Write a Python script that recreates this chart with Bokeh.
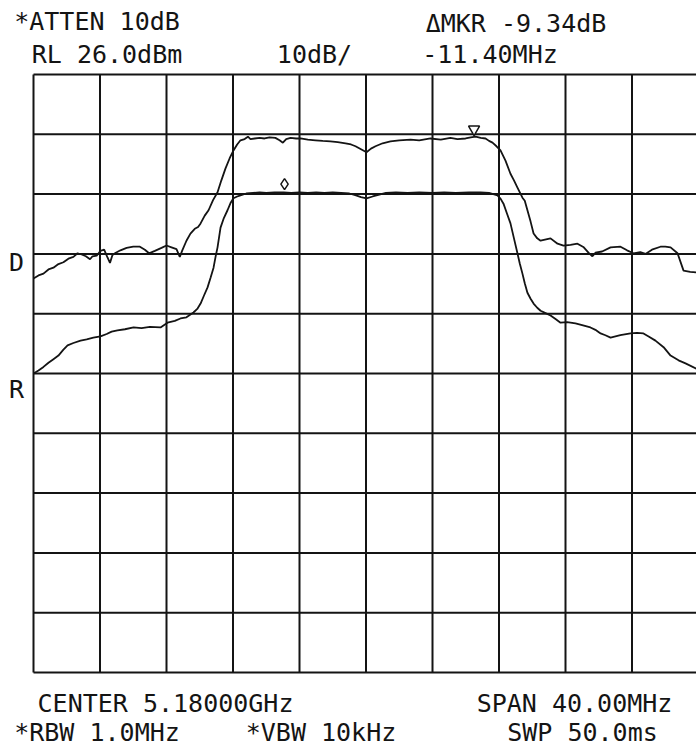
from bokeh.plotting import figure
from bokeh.models import Range1d, Label
from bokeh.embed import file_html
from bokeh.resources import INLINE

# Display settings (spectrum analyzer screen)
center_ghz = 5.18
span_mhz = 40.0
ref_level_dbm = 26.0
db_per_div = 10.0

# Graticule divisions: frequency offset from centre (MHz) and level (dBm)
x_div = [-20, -16, -12, -8, -4, 0, 4, 8, 12, 16, 20]
y_div = [26, 16, 6, -4, -14, -24, -34, -44, -54, -64, -74]

# Upper trace: frequency offset (MHz) and level (dBm)
upper_f = [-20.00, -19.70, -19.40, -19.10, -18.80, -18.50, -18.20, -17.90, -17.60, -17.35,
           -17.10, -16.85, -16.60, -16.45, -16.20, -15.97, -15.75, -15.55, -15.40, -15.25,
           -15.05, -14.77, -14.40, -14.00, -13.60, -13.30, -13.05, -12.70, -12.30, -12.00,
           -11.70, -11.40, -11.20, -11.05, -10.80, -10.56, -10.30, -10.10, -9.95, -9.70,
           -9.47, -9.20, -8.93, -8.70, -8.45, -8.20, -7.97, -7.75, -7.55, -7.30,
           -7.10, -6.95, -6.70, -6.40, -6.10, -5.80, -5.45, -5.20, -5.00, -4.80,
           -4.54, -4.20, -3.94, -3.50, -3.04, -2.60, -2.14, -1.70, -1.23, -0.90,
           -0.63, -0.30, 0.03, 0.30, 0.57, 1.00, 1.47, 2.00, 2.68, 3.20,
           3.88, 4.50, 5.08, 5.50, 5.99, 6.30, 6.59, 6.90, 7.19, 7.40,
           7.61, 7.85, 8.09, 8.39, 8.69, 8.90, 9.11, 9.41, 9.55, 9.71,
           9.90, 10.08, 10.30, 10.50, 11.10, 11.52, 11.88, 12.30, 12.72, 13.10,
           13.38, 13.62, 13.80, 14.20, 14.71, 15.31, 15.70, 16.09, 16.50, 16.81,
           17.20, 17.71, 18.00, 18.32, 18.74, 19.10, 19.50, 19.88]
upper_db = [-8.1, -7.6, -7.3, -6.6, -6.3, -5.7, -5.4, -4.8, -4.5, -3.9,
            -4.1, -4.4, -4.9, -4.4, -4.3, -3.5, -3.3, -4.6, -5.5, -4.2,
            -3.8, -3.4, -3.0, -2.8, -2.8, -3.3, -3.9, -3.5, -3.0, -2.6,
            -2.9, -3.2, -4.5, -3.4, -1.8, -0.6, 0.2, 0.5, 1.1, 2.4,
            3.3, 5.0, 6.3, 8.3, 10.3, 12.0, 13.3, 14.3, 15.0, 15.2,
            15.6, 15.2, 15.3, 15.4, 15.3, 15.5, 15.4, 15.0, 14.6, 15.2,
            15.4, 15.3, 15.3, 15.1, 15.0, 14.9, 14.8, 14.7, 14.5, 14.3,
            14.0, 13.5, 13.0, 13.6, 14.0, 14.5, 14.8, 15.0, 15.1, 15.0,
            15.3, 15.1, 15.4, 15.2, 15.3, 15.5, 15.6, 15.4, 15.3, 14.9,
            14.6, 14.0, 13.3, 11.6, 9.4, 8.3, 7.1, 5.4, 4.9, 3.3,
            1.4, -0.6, -1.4, -1.8, -1.4, -2.3, -2.6, -2.5, -2.3, -2.9,
            -3.8, -4.4, -3.8, -3.6, -2.9, -2.8, -3.4, -3.9, -3.7, -4.0,
            -3.3, -2.8, -2.8, -2.9, -3.9, -6.8, -7.0, -7.1]

# Lower trace: frequency offset (MHz) and level (dBm)
lower_f = [-20.00, -19.70, -19.40, -19.10, -18.80, -18.50, -18.20, -17.95, -17.60, -17.17,
           -16.80, -16.40, -15.97, -15.60, -15.30, -14.95, -14.50, -13.98, -13.50, -13.00,
           -12.36, -11.94, -11.50, -11.16, -10.80, -10.38, -10.15, -9.95, -9.75, -9.53,
           -9.35, -9.17, -9.05, -8.93, -8.75, -8.55, -8.33, -8.15, -7.97, -7.75,
           -7.55, -7.20, -6.80, -6.40, -6.00, -5.50, -4.96, -4.50, -4.00, -3.50,
           -3.00, -2.50, -2.00, -1.50, -1.00, -0.60, -0.30, 0.03, 0.40, 0.80,
           1.20, 1.80, 2.50, 3.20, 4.00, 4.70, 5.40, 6.20, 6.89, 7.40,
           7.91, 8.10, 8.27, 8.50, 8.69, 8.90, 9.11, 9.25, 9.41, 9.55,
           9.71, 9.90, 10.08, 10.30, 10.50, 10.80, 11.10, 11.40, 11.70, 12.10,
           12.60, 13.00, 13.50, 13.80, 14.11, 14.40, 14.71, 15.30, 15.91, 16.30,
           16.69, 17.00, 17.41, 17.90, 18.32, 18.80, 19.22, 19.88]
lower_db = [-24.0, -23.5, -22.9, -22.2, -21.6, -21.0, -20.0, -19.3, -18.9, -18.5,
            -18.3, -18.0, -17.8, -17.4, -17.0, -16.8, -16.6, -16.3, -16.4, -16.2,
            -16.3, -15.5, -15.2, -14.8, -14.6, -13.8, -13.2, -12.3, -11.0, -9.6,
            -8.0, -6.3, -4.5, -2.9, 0.4, 2.0, 3.3, 4.5, 5.3, 5.6,
            5.8, 6.1, 6.2, 6.3, 6.2, 6.3, 6.3, 6.2, 6.3, 6.2,
            6.3, 6.2, 6.3, 6.2, 6.1, 5.8, 5.5, 5.3, 5.6, 5.9,
            6.2, 6.3, 6.2, 6.3, 6.2, 6.3, 6.2, 6.3, 6.3, 6.2,
            5.8, 5.2, 4.4, 2.6, 1.1, -1.4, -3.9, -5.6, -7.3, -8.9,
            -10.5, -11.5, -12.3, -13.0, -13.5, -13.9, -14.3, -14.9, -15.5, -15.4,
            -15.6, -15.9, -16.3, -16.7, -17.3, -17.6, -18.0, -17.6, -17.3, -17.2,
            -17.3, -17.8, -18.5, -19.6, -21.0, -21.8, -22.3, -23.2]

# Markers: reference marker and delta marker readout
marker_f = 6.50
marker_db = 15.5
delta_db = -9.34
delta_mhz = -11.40

# Screen geometry (pixels); the plotting frame covers the whole canvas
W, H = 696, 749
px_per_mhz = 66.5 / 4.0
px_per_db = 59.8 / 10.0
grid_left_px, grid_top_px = 33, 74


def to_data(px, py):
    return (x_div[0] + (px - grid_left_px) / px_per_mhz,
            y_div[0] - (py - grid_top_px) / px_per_db)


x0, y_top = to_data(0, 0)
x1, y_bot = to_data(W, H)

p = figure(width=W, height=H, output_backend="svg", toolbar_location=None,
           x_range=Range1d(x0, x1), y_range=Range1d(y_bot, y_top),
           min_border=0)
p.axis.visible = False
p.xgrid.visible = False
p.ygrid.visible = False
p.outline_line_color = None
p.background_fill_color = "white"
p.border_fill_color = "white"

ink = "#141414"

# Graticule
p.segment(x0=x_div, x1=x_div, y0=[y_div[0]] * len(x_div), y1=[y_div[-1]] * len(x_div),
          line_color=ink, line_width=2)
p.segment(x0=[x_div[0]] * len(y_div), x1=[x_div[-1]] * len(y_div), y0=y_div, y1=y_div,
          line_color=ink, line_width=2)

# Traces
p.line(upper_f, upper_db, line_color=ink, line_width=1.8)
p.line(lower_f, lower_db, line_color=ink, line_width=1.8)

# Marker symbols drawn just above the trace points
p.scatter([marker_f], [marker_db + 8 / px_per_db], marker="inverted_triangle", size=11,
          fill_color="white", line_color=ink, line_width=1.5)
p.scatter([marker_f + delta_mhz], [marker_db + delta_db + 9 / px_per_db], marker="diamond",
          size=11, fill_color="white", line_color=ink, line_width=1.5)

# Annotation text; the renderer draws glyphs a little below the given baseline
text_shift_px = 8.5


def add_text(txt, cx, baseline):
    x, y = to_data(cx, baseline - text_shift_px)
    p.add_layout(Label(x=x, y=y, text=txt, text_font="DejaVu Sans Mono",
                       text_font_size="25px", text_color=ink, text_align="center",
                       text_baseline="alphabetic"))


add_text("*ATTEN 10dB", 96.5, 29.5)
add_text("RL 26.0dBm", 106.5, 62)
add_text("10dB/", 314, 62)
add_text("\u0394MKR -9.34dB", 515.5, 31)
add_text("-11.40MHz", 489.5, 62)
add_text("CENTER 5.18000GHz", 165, 711)
add_text("SPAN 40.00MHz", 574, 711)
add_text("*RBW 1.0MHz", 96.5, 740)
add_text("*VBW 10kHz", 320.5, 740)
add_text("SWP 50.0ms", 582, 740)
add_text("D", 16, 270)
add_text("R", 16, 397)

open("out.html", "w").write(file_html(p, INLINE))
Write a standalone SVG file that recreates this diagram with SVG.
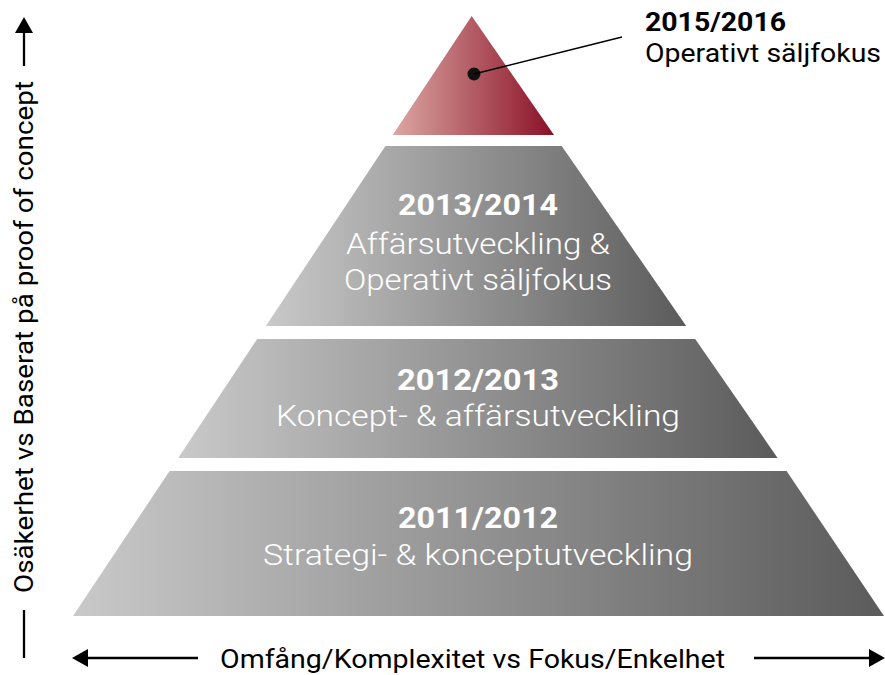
● ● ● ● ● ● ●
* What to produce: From the first line above through the line containing "-54, -64, -74]", copy everything exactly, without the pictures.

* Result of this task:
Write a Python script that recreates this chart with Bokeh.
from bokeh.plotting import figure
from bokeh.models import Range1d, Label
from bokeh.embed import file_html
from bokeh.resources import INLINE

# Display settings (spectrum analyzer screen)
center_ghz = 5.18
span_mhz = 40.0
ref_level_dbm = 26.0
db_per_div = 10.0

# Graticule divisions: frequency offset from centre (MHz) and level (dBm)
x_div = [-20, -16, -12, -8, -4, 0, 4, 8, 12, 16, 20]
y_div = [26, 16, 6, -4, -14, -24, -34, -44, -54, -64, -74]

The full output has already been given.